Reasons for Decision
[1] The appellant’s wife operated a daycare in their home. The appellant was charged with seven counts of sexual offences in relation to two complainants who attended the daycare. The events giving rise to the charges took place between 2004 and 2010 in connection with the complainant “J.R.” and between 2005 and 2008 for the complainant “S.L”. Both complainants attended the daycare. The trial judge convicted the appellant on one count of sexual interference and one count of sexual assault in relation to J.R. and entered acquittals on the other two charges in relation to J.R. and all three in connection with S.L. The sexual assault charge was conditionally stayed pursuant to Kienapple v. The Queen, [1975] 1 S.C.R. 729. The appellant appeals his sexual interference conviction, alleging a faulty credibility analysis by the trial judge.

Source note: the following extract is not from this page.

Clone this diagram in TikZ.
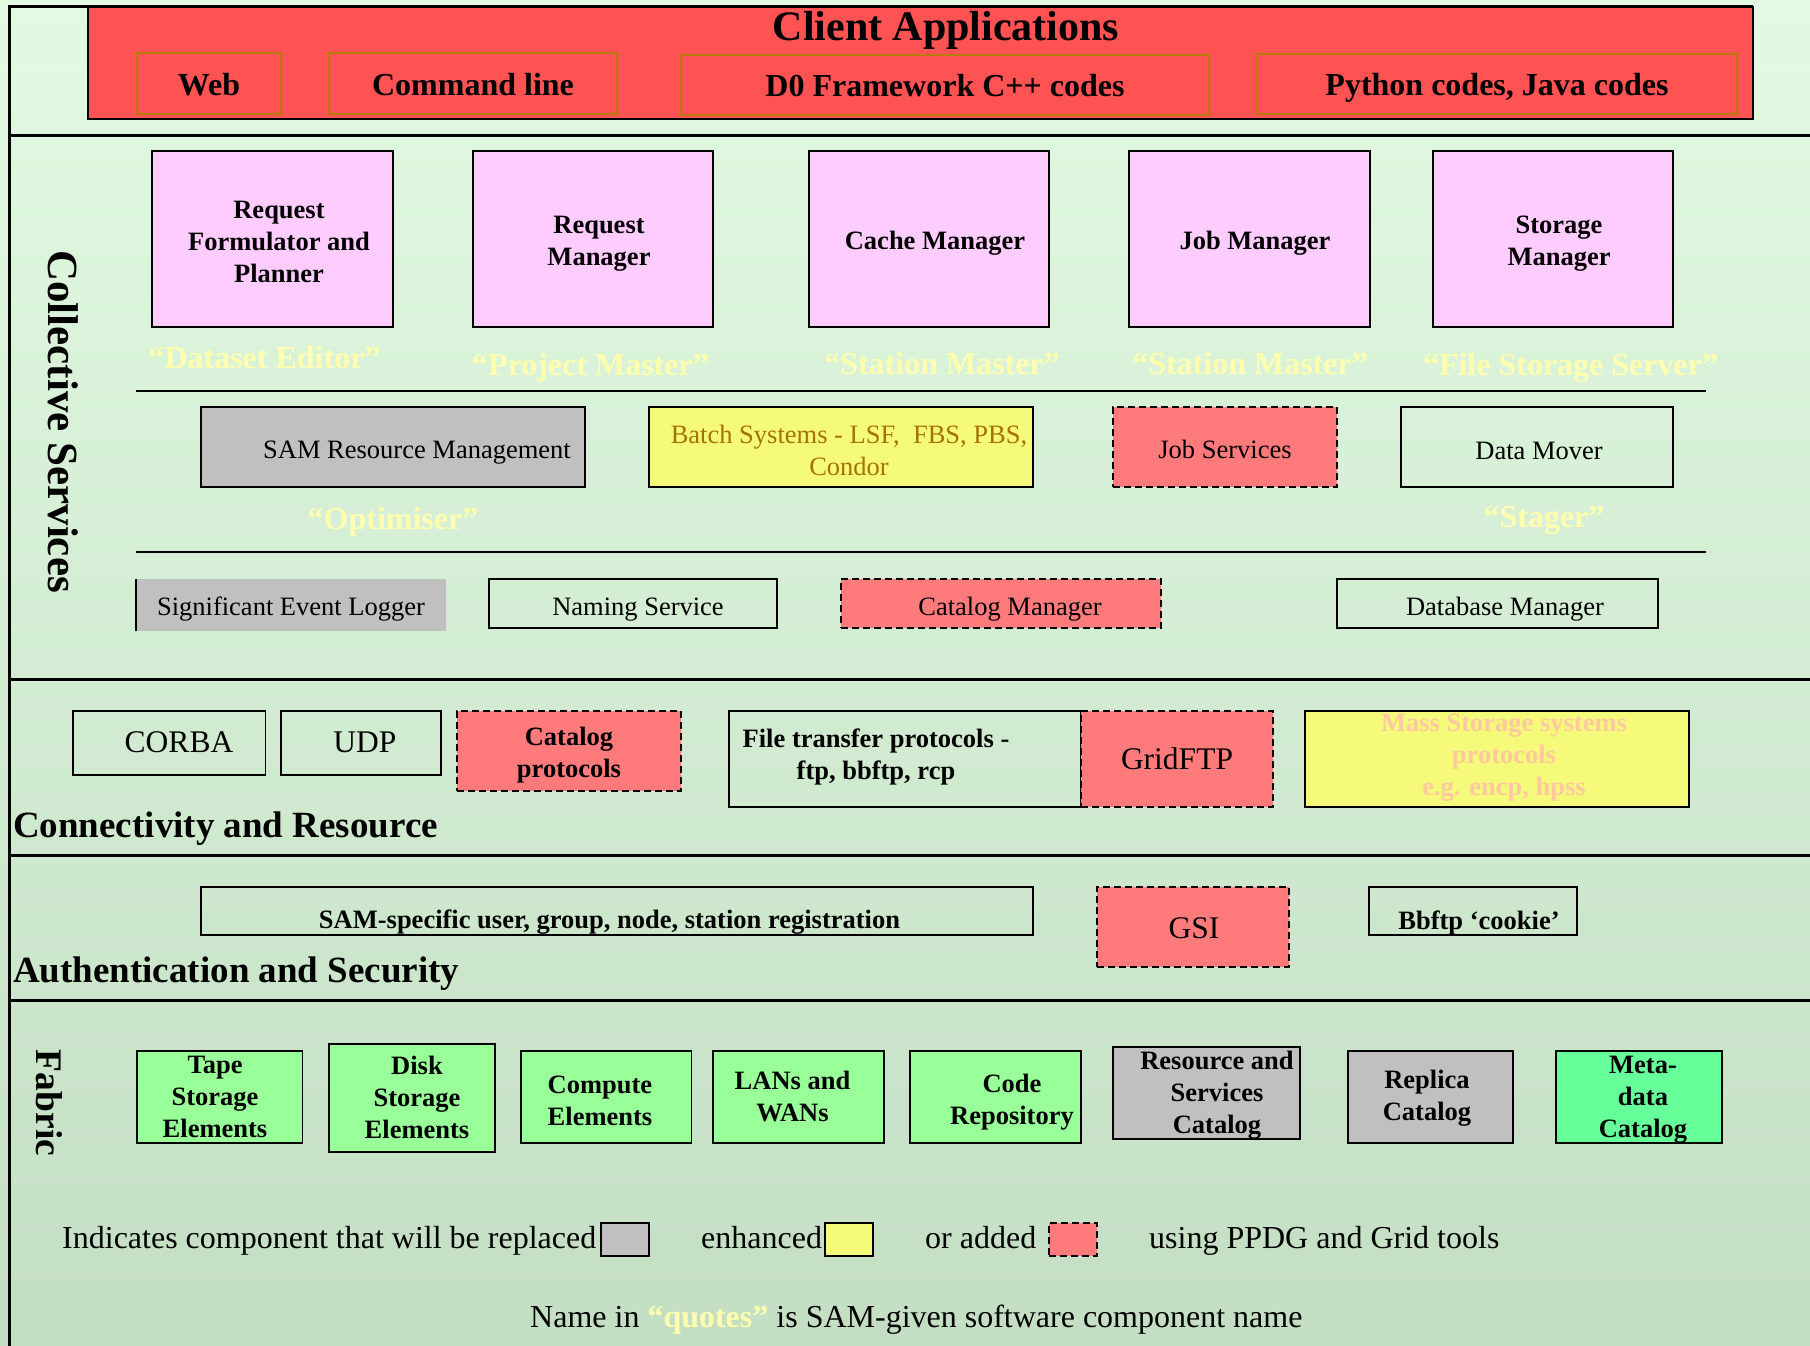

[2] In a videotaped interview, admitted at trial under s. 715.1 of the Criminal Code without objection, J.R. stated that on one occasion the appellant forced her to fellate him. He was convicted of the incident which occurred in the “backroom” which was also a laundry room. In total, she stated that the assaults happened anywhere from 2 to 20 times. She said that after assaulting her he would usually sit naked on the couch and watch television for half an hour.
[3] The appellant denied all the allegations.

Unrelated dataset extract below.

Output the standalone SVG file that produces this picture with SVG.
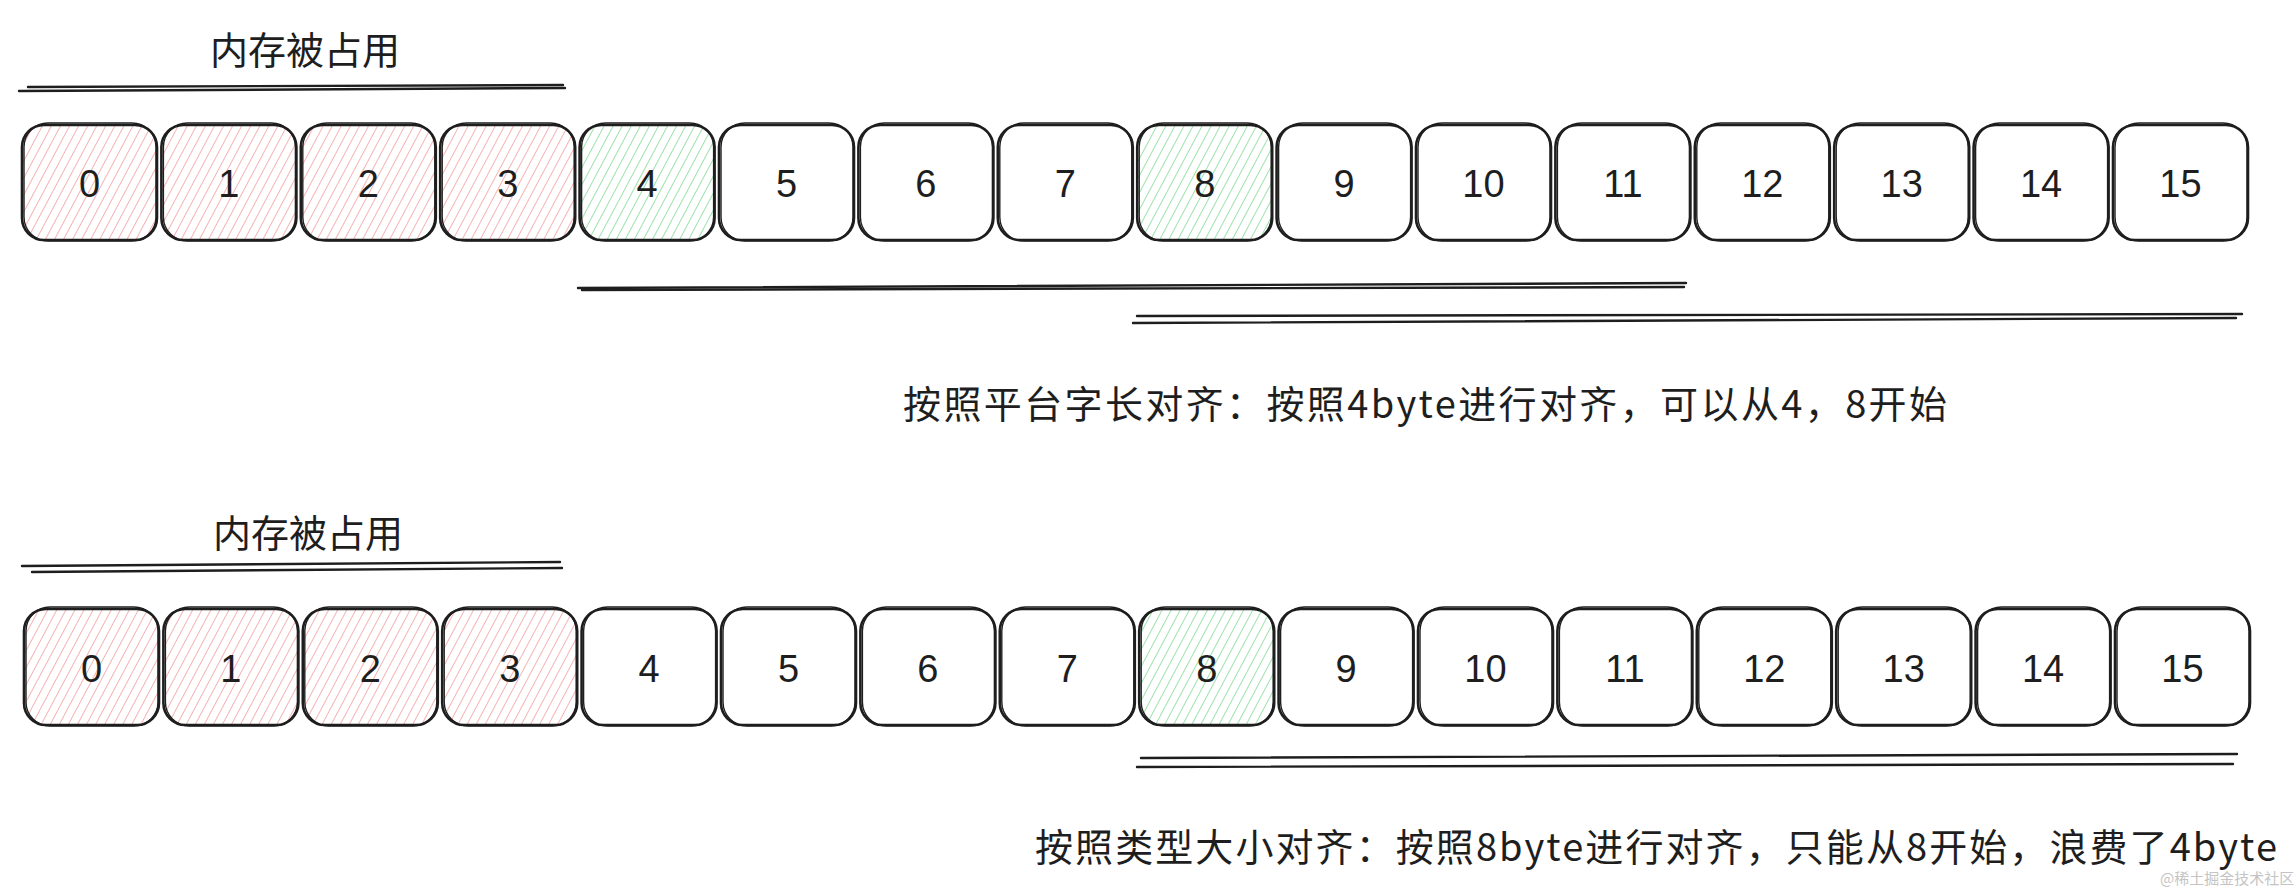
<svg xmlns="http://www.w3.org/2000/svg" width="2296" height="887" viewBox="0 0 2296 887">
<defs>
<pattern id="hred" width="8" height="8" patternUnits="userSpaceOnUse" patternTransform="rotate(28)">
<line x1="0" y1="0" x2="0" y2="8" stroke="#f29a9a" stroke-width="1.5"/>
</pattern>
<pattern id="hgreen" width="8" height="8" patternUnits="userSpaceOnUse" patternTransform="rotate(28)">
<line x1="0" y1="0" x2="0" y2="8" stroke="#7ad88f" stroke-width="1.5"/>
</pattern>
<style>
.b{fill:#fff;stroke:#1e1e1e;stroke-width:2.6}
.b2{fill:none;stroke:#1e1e1e;stroke-width:1.4}
.r{fill:url(#hred)}
.g{fill:url(#hgreen)}
.n{font-family:"Liberation Sans","Noto Sans CJK SC",sans-serif;font-size:38px;fill:#1e1e1e;text-anchor:middle;dominant-baseline:central}
.t{font-family:"Noto Sans CJK SC","Liberation Sans",sans-serif;font-size:38px;fill:#1e1e1e;dominant-baseline:central}
.l{stroke:#1e1e1e;stroke-width:2.4;fill:none;stroke-linecap:round}
.wm{font-family:"Noto Sans CJK SC",sans-serif;font-size:15px;fill:#c4c4c4}
</style>
</defs>
<rect width="2296" height="887" fill="#fff"/>

<g id="label-top">
<text class="t" x="305" y="47" text-anchor="middle">内存被占用</text>
</g>
<g id="label-bottom">
<text class="t" x="308" y="530" text-anchor="middle">内存被占用</text>
</g>

<g id="connectors">
<path class="l" d="M19 91 L565 88"/><path class="l" d="M28 87 L563 85"/>
<path class="l" d="M578 288 L1686 283"/><path class="l" d="M582 290 L1684 287"/>
<path class="l" d="M1137 316 L2242 314"/><path class="l" d="M1133 323 L2236 318"/>
<path class="l" d="M22 566 L560 562"/><path class="l" d="M32 572 L562 568"/>
<path class="l" d="M1141 758 L2237 754"/><path class="l" d="M1137 767 L2233 764"/>
</g>

<g id="row1">
<g id="t0"><rect class="b r" x="22" y="125" width="135" height="115" rx="22"/><rect class="b2" x="24" y="123" width="132" height="118" rx="24"/><text class="n" x="89.5" y="184">0</text></g>
<g id="t1"><rect class="b r" x="161.4" y="125" width="135" height="115" rx="22"/><rect class="b2" x="163.4" y="123" width="132" height="118" rx="24"/><text class="n" x="228.9" y="184">1</text></g>
<g id="t2"><rect class="b r" x="300.8" y="125" width="135" height="115" rx="22"/><rect class="b2" x="302.8" y="123" width="132" height="118" rx="24"/><text class="n" x="368.3" y="184">2</text></g>
<g id="t3"><rect class="b r" x="440.2" y="125" width="135" height="115" rx="22"/><rect class="b2" x="442.2" y="123" width="132" height="118" rx="24"/><text class="n" x="507.7" y="184">3</text></g>
<g id="t4"><rect class="b g" x="579.6" y="125" width="135" height="115" rx="22"/><rect class="b2" x="581.6" y="123" width="132" height="118" rx="24"/><text class="n" x="647.1" y="184">4</text></g>
<g id="t5"><rect class="b" x="719" y="125" width="135" height="115" rx="22"/><rect class="b2" x="721" y="123" width="132" height="118" rx="24"/><text class="n" x="786.5" y="184">5</text></g>
<g id="t6"><rect class="b" x="858.4" y="125" width="135" height="115" rx="22"/><rect class="b2" x="860.4" y="123" width="132" height="118" rx="24"/><text class="n" x="925.9" y="184">6</text></g>
<g id="t7"><rect class="b" x="997.8" y="125" width="135" height="115" rx="22"/><rect class="b2" x="999.8" y="123" width="132" height="118" rx="24"/><text class="n" x="1065.3" y="184">7</text></g>
<g id="t8"><rect class="b g" x="1137.2" y="125" width="135" height="115" rx="22"/><rect class="b2" x="1139.2" y="123" width="132" height="118" rx="24"/><text class="n" x="1204.7" y="184">8</text></g>
<g id="t9"><rect class="b" x="1276.6" y="125" width="135" height="115" rx="22"/><rect class="b2" x="1278.6" y="123" width="132" height="118" rx="24"/><text class="n" x="1344.1" y="184">9</text></g>
<g id="t10"><rect class="b" x="1416" y="125" width="135" height="115" rx="22"/><rect class="b2" x="1418" y="123" width="132" height="118" rx="24"/><text class="n" x="1483.5" y="184">10</text></g>
<g id="t11"><rect class="b" x="1555.4" y="125" width="135" height="115" rx="22"/><rect class="b2" x="1557.4" y="123" width="132" height="118" rx="24"/><text class="n" x="1622.9" y="184">11</text></g>
<g id="t12"><rect class="b" x="1694.8" y="125" width="135" height="115" rx="22"/><rect class="b2" x="1696.8" y="123" width="132" height="118" rx="24"/><text class="n" x="1762.3" y="184">12</text></g>
<g id="t13"><rect class="b" x="1834.2" y="125" width="135" height="115" rx="22"/><rect class="b2" x="1836.2" y="123" width="132" height="118" rx="24"/><text class="n" x="1901.7" y="184">13</text></g>
<g id="t14"><rect class="b" x="1973.6" y="125" width="135" height="115" rx="22"/><rect class="b2" x="1975.6" y="123" width="132" height="118" rx="24"/><text class="n" x="2041.1" y="184">14</text></g>
<g id="t15"><rect class="b" x="2113" y="125" width="135" height="115" rx="22"/><rect class="b2" x="2115" y="123" width="132" height="118" rx="24"/><text class="n" x="2180.5" y="184">15</text></g>
</g>

<g id="row2">
<g id="b0"><rect class="b r" x="24" y="609" width="135" height="116" rx="22"/><rect class="b2" x="26" y="607" width="132" height="119" rx="24"/><text class="n" x="91.5" y="669">0</text></g>
<g id="b1"><rect class="b r" x="163.4" y="609" width="135" height="116" rx="22"/><rect class="b2" x="165.4" y="607" width="132" height="119" rx="24"/><text class="n" x="230.9" y="669">1</text></g>
<g id="b2"><rect class="b r" x="302.8" y="609" width="135" height="116" rx="22"/><rect class="b2" x="304.8" y="607" width="132" height="119" rx="24"/><text class="n" x="370.3" y="669">2</text></g>
<g id="b3"><rect class="b r" x="442.2" y="609" width="135" height="116" rx="22"/><rect class="b2" x="444.2" y="607" width="132" height="119" rx="24"/><text class="n" x="509.7" y="669">3</text></g>
<g id="b4"><rect class="b" x="581.6" y="609" width="135" height="116" rx="22"/><rect class="b2" x="583.6" y="607" width="132" height="119" rx="24"/><text class="n" x="649.1" y="669">4</text></g>
<g id="b5"><rect class="b" x="721" y="609" width="135" height="116" rx="22"/><rect class="b2" x="723" y="607" width="132" height="119" rx="24"/><text class="n" x="788.5" y="669">5</text></g>
<g id="b6"><rect class="b" x="860.4" y="609" width="135" height="116" rx="22"/><rect class="b2" x="862.4" y="607" width="132" height="119" rx="24"/><text class="n" x="927.9" y="669">6</text></g>
<g id="b7"><rect class="b" x="999.8" y="609" width="135" height="116" rx="22"/><rect class="b2" x="1001.8" y="607" width="132" height="119" rx="24"/><text class="n" x="1067.3" y="669">7</text></g>
<g id="b8"><rect class="b g" x="1139.2" y="609" width="135" height="116" rx="22"/><rect class="b2" x="1141.2" y="607" width="132" height="119" rx="24"/><text class="n" x="1206.7" y="669">8</text></g>
<g id="b9"><rect class="b" x="1278.6" y="609" width="135" height="116" rx="22"/><rect class="b2" x="1280.6" y="607" width="132" height="119" rx="24"/><text class="n" x="1346.1" y="669">9</text></g>
<g id="b10"><rect class="b" x="1418" y="609" width="135" height="116" rx="22"/><rect class="b2" x="1420" y="607" width="132" height="119" rx="24"/><text class="n" x="1485.5" y="669">10</text></g>
<g id="b11"><rect class="b" x="1557.4" y="609" width="135" height="116" rx="22"/><rect class="b2" x="1559.4" y="607" width="132" height="119" rx="24"/><text class="n" x="1624.9" y="669">11</text></g>
<g id="b12"><rect class="b" x="1696.8" y="609" width="135" height="116" rx="22"/><rect class="b2" x="1698.8" y="607" width="132" height="119" rx="24"/><text class="n" x="1764.3" y="669">12</text></g>
<g id="b13"><rect class="b" x="1836.2" y="609" width="135" height="116" rx="22"/><rect class="b2" x="1838.2" y="607" width="132" height="119" rx="24"/><text class="n" x="1903.7" y="669">13</text></g>
<g id="b14"><rect class="b" x="1975.6" y="609" width="135" height="116" rx="22"/><rect class="b2" x="1977.6" y="607" width="132" height="119" rx="24"/><text class="n" x="2043.1" y="669">14</text></g>
<g id="b15"><rect class="b" x="2115" y="609" width="135" height="116" rx="22"/><rect class="b2" x="2117" y="607" width="132" height="119" rx="24"/><text class="n" x="2182.5" y="669">15</text></g>
</g>

<g id="caption-top">
<text class="t" x="903" y="401" textLength="1044" lengthAdjust="spacing">按照平台字长对齐：按照4byte进行对齐，可以从4，8开始</text>
</g>
<g id="caption-bottom">
<text class="t" x="1035" y="844" textLength="1242" lengthAdjust="spacing">按照类型大小对齐：按照8byte进行对齐，只能从8开始，浪费了4byte</text>
</g>
<g id="watermark">
<text class="wm" x="2160" y="884">@稀土掘金技术社区</text>
</g>
</svg>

[4] The trial judge found it “highly improbable” that the appellant would sit naked on the couch after assaulting J.R. but believed her evidence about the backroom incident.

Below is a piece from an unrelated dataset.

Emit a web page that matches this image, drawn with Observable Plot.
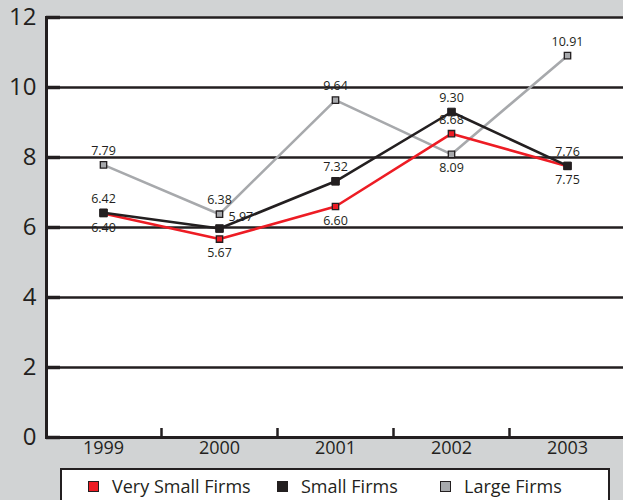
<!DOCTYPE html>
<html>
<head>
<meta charset="utf-8">
<script src="https://cdn.jsdelivr.net/npm/d3@7"></script>
<script src="https://cdn.jsdelivr.net/npm/@observablehq/plot@0.6"></script>
<style>
  html, body { margin: 0; padding: 0; background: #d1d3d4; overflow: hidden; }
  body { width: 623px; height: 500px; position: relative; font-family: "Open Sans", sans-serif; }
  #chart svg { display: block; }
  #legend {
    position: absolute; left: 60px; top: 468px; width: 550px; height: 40px;
    background: #fff; border: 2.5px solid #231f20; box-sizing: border-box;
    font-size: 18px; color: #231f20;
  }
  .item { position: absolute; top: 4px; display: flex; align-items: center; white-space: nowrap; }
  .sw { width: 9px; height: 9px; border: 1.5px solid #231f20; margin-right: 13px; }
</style>
</head>
<body>
<div id="chart"></div>
<div id="legend"></div>
<script>
const years = [1999, 2000, 2001, 2002, 2003];
const seriesNames = ["Very Small Firms", "Small Firms", "Large Firms"];
const verySmall = [6.40, 5.67, 6.60, 8.68, 7.75];
const small = [6.42, 5.97, 7.32, 9.30, 7.76];
const large = [7.79, 6.38, 9.64, 8.09, 10.91];
const colors = ["#ed1c24", "#231f20", "#a7a9ac"];
const yTicks = [0, 2, 4, 6, 8, 10, 12];
// label placement: "a" above, "b" below, "r" above-right
const verySmallPos = ["b", "b", "b", "a", "b"];
const smallPos = ["a", "r", "a", "a", "a"];
const largePos = ["a", "a", "a", "b", "a"];

const build = (vals, name, pos) => years.map((yr, i) => ({year: yr, value: vals[i], series: name, pos: pos[i]}));
const dVS = build(verySmall, seriesNames[0], verySmallPos);
const dS = build(small, seriesNames[1], smallPos);
const dL = build(large, seriesNames[2], largePos);

const labelFont = {fontSize: 12.5, fill: "#231f20", fontFamily: "Open Sans"};
const labelMarks = (data) => [
  Plot.text(data.filter(d => d.pos === "a"), {x: "year", y: "value", text: d => d.value.toFixed(2), dy: -14, ...labelFont}),
  Plot.text(data.filter(d => d.pos === "b"), {x: "year", y: "value", text: d => d.value.toFixed(2), dy: 14, ...labelFont}),
  Plot.text(data.filter(d => d.pos === "r"), {x: "year", y: "value", text: d => d.value.toFixed(2), dx: 9, dy: -12, textAnchor: "start", ...labelFont})
];

const chart = Plot.plot({
  width: 623,
  height: 462,
  marginLeft: 46,
  marginRight: 0,
  marginTop: 17,
  marginBottom: 25,
  style: {background: "transparent", fontFamily: "Open Sans", color: "#231f20"},
  x: {type: "linear", domain: [1998.5, 2003.5], range: [45, 625], label: null},
  y: {domain: [0, 12], range: [437, 17], label: null},
  marks: [
    Plot.frame({fill: "white", stroke: null}),
    Plot.ruleY(yTicks, {stroke: "#231f20", strokeWidth: 2.6}),
    Plot.frame({anchor: "left", stroke: "#231f20", strokeWidth: 3}),
    Plot.ruleY([0], {stroke: "#231f20", strokeWidth: 3.2}),
    Plot.axisY({ticks: yTicks, tickSize: -14, tickFormat: () => "", label: null, stroke: "#231f20", strokeWidth: 3.5}),
    Plot.axisY({ticks: yTicks, tickSize: 0, tickPadding: 10, fontSize: 24, label: null, tickFormat: d => String(d), fill: "#231f20"}),
    Plot.axisX({ticks: [1999.5, 2000.5, 2001.5, 2002.5], tickSize: -9, tickFormat: () => "", label: null, stroke: "#231f20", strokeWidth: 2.5}),
    Plot.axisX({ticks: years, tickSize: 0, tickPadding: 4, fontSize: 18, label: null, tickFormat: d => String(d), fill: "#231f20"}),
    Plot.line(dL, {x: "year", y: "value", stroke: colors[2], strokeWidth: 2.6}),
    Plot.line(dVS, {x: "year", y: "value", stroke: colors[0], strokeWidth: 2.6}),
    Plot.line(dS, {x: "year", y: "value", stroke: colors[1], strokeWidth: 2.6}),
    Plot.dot(dL, {x: "year", y: "value", symbol: "square", r: 3.6, fill: colors[2], stroke: "#231f20", strokeWidth: 1.3}),
    Plot.dot(dVS, {x: "year", y: "value", symbol: "square", r: 3.6, fill: colors[0], stroke: "#231f20", strokeWidth: 1.3}),
    Plot.dot(dS, {x: "year", y: "value", symbol: "square", r: 4.3, fill: colors[1], stroke: "#231f20", strokeWidth: 1}),
    ...labelMarks(dL),
    ...labelMarks(dVS),
    ...labelMarks(dS)
  ]
});
document.getElementById("chart").appendChild(chart);

const legend = document.getElementById("legend");
const itemLefts = [26, 215, 378];
seriesNames.forEach((name, i) => {
  const it = document.createElement("div");
  it.className = "item";
  it.style.left = itemLefts[i] + "px";
  const sw = document.createElement("span");
  sw.className = "sw";
  sw.style.background = colors[i];
  const tx = document.createElement("span");
  tx.textContent = name;
  it.appendChild(sw);
  it.appendChild(tx);
  legend.appendChild(it);
});
</script>
</body>
</html>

[5] The appellant submits that the trial judge incorrectly approached the credibility analysis as a contest between his evidence and that of J.R. He points to two comments made by the trial judge: (i) that the appellant’s evidence was “stacked against” J.R.’s; and (ii) that the evidence of the appellant was “weighed against” that of J.R.
[6] We do not agree.
[7] First, the impugned comments should not be extracted from the words surrounding them. The entire paragraphs are as follows.
[8] With respect to “stacked against”:
When Mr. Freamo’s denial is stacked against J.R.’s evidence that there was an occasion when Mr. Freamo put his penis in her mouth, I am satisfied that J.R.’s evidence is sufficient to displace the presumption of innocence, and I am not left in a state of reasonable doubt that Mr. Freamo committed the offence of sexual interference pursuant to s. 151 of the Criminal Code. I found J.R.’s evidence of the other incidents to be less certain. For example, during the police interview when J.R. referred to an incident when she says Mr. Freamo asked her to touch herself, the recording is unclear. The interviewer referred to her vagina but there was no unequivocal confirmation by J.R. [Emphasis added.]
[9] With respect to “weighed against”:
I am not prepared to find that the rejection of this piece of evidence makes the rest of J.R.’s evidence unreliable or untrustworthy. J.R. was very specific in recalling an incident that involved Mr. Freamo putting his penis in her mouth. She seems certain that it was Mr. Freamo who did this. I accept this evidence. I have weighed the evidence of J.R. against the evidence of Mr. Freamo. I acknowledge that Mr. Freamo’s defence is a general denial and it must necessarily be lacking in detail. I am also cognizant that as I mentioned before, proof of guilt beyond a reasonable doubt requires more than a credibility contest. [Emphasis added.]
[10] The trial judge’s statements following the impugned language demonstrates a correct understanding and application of the burden of proof.
[11] Second, these words must also be considered in the context of the reasons as a whole. The trial judge repeatedly correctly instructed himself on the proper approach to a credibility analysis. He considered the counts individually. He explained why he had doubts on some of the counts. For example, he explained that he had a reasonable doubt on J.R.’s evidence with respect to the fact that the appellant told her to touch herself, because the recording of her police interview was ambiguous on those other counts, and there was no follow-up by Crown counsel during J.R.’s in-court testimony. He further explained why his doubt on some of her statements did not undermine his belief on the backroom incident. He acquitted on all of the counts with respect to S.L. The trial judge applied a correct approach to the credibility analysis.
[12] The appellant also submits that the trial judge’s doubt about the allegation that the appellant sat naked on the couch is inconsistent with his belief about the backroom incident. The appellant says that all the trial judge said was that the couch incidents were “highly improbable” and more was required to explain the inconsistency. Again, we do not agree. The trial judge discussed this with defence counsel during submissions.
[13] Defence counsel said:
[T]hat just sounds [like] completely illogical behaviour that is so risky that it would defy credulity that he would be sitting for long periods of his time naked on [the] couch and when we know that his teenage son and daughter reside there, his wife resides there … that undermines the credibility and reliability of [J.R.]
[14] The trial judge then put this to Crown counsel:
You may agree that it is improbable that the assailant would sit naked on the couch in the living room where the T.V. is for half an hour or so after the incident. It strikes me as improbable.
[15] The appellant submits that the fact that J.R. was not believed about the sitting naked on the couch should have formed part of his credibility analysis with respect to the backroom.
[16] The trial judge clearly had a reasonable doubt about the evidence with respect to sitting naked on the couch. However, he believed the evidence regarding the backroom incident. This does not reflect an inconsistency. On the contrary, it reflects an intention to assess the evidence carefully. This – together with the acquittals – provides additional confidence in the trial judge’s ultimate conclusion as to guilt on the two counts.
[17] The appeal is dismissed.
“David Watt J.A.” “M.L. Benotto J.A.” “I.V.B. Nordheimer J.A.”